I’ve had a funny sort of day today.  I started out this morning painting some papers.  I left them to dry.  Then I sidetracked onto some crochet I started a while a go.  I kept looking at it and thinking that the colours weren’t right.  I’d used some different purples, green, cream and a bright pink.  I was fine with the purples and green, but the cream and pink just didn’t seem to work.  So I started unpicking it.  While I was unpicking, I decided I wasn’t sure of the pattern.  I’d used the african flower crochet pattern, which is beautiful, but it just wasn’t for me after all.  So, I decided a solid granny square might be better.  After searching the Internet for a pattern I settled down to try it out in a few different colours.  Here are the squares:


These are much simpler than the african flower and I’m thinking they will be easier to live with.  As soon as I’ve finished the post I’m going to crochet more.

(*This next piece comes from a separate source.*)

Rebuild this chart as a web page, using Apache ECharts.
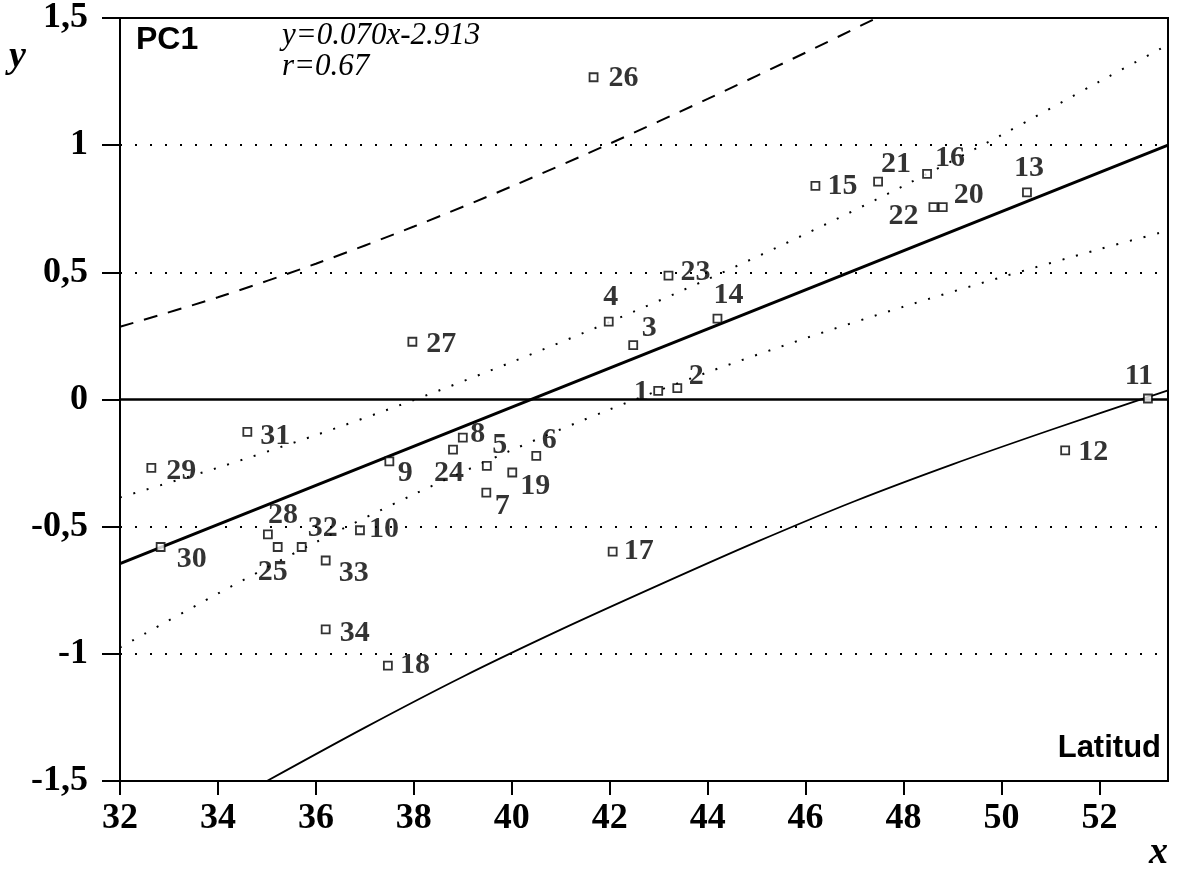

I then moved on to a wall hanging I’d started ages ago.  I wasn’t keen on some of the stiching, so I started unpicking.  It’s sat beside me looking very sorry for itself!

Next I moved onto my sketchbook.  I settled down with a couple of prints of photos, some glue, pencils, and paint.  I started by sticking the printed photos in the top left hand corner of a page and let the inspiration do the rest.  Here are the pages:


As you can see, I’m still very fond of the hydrangea sepals.  I also liked the texture and colours of the stones.

I’m hoping that tomorrow I’m going to be more productive than destructive!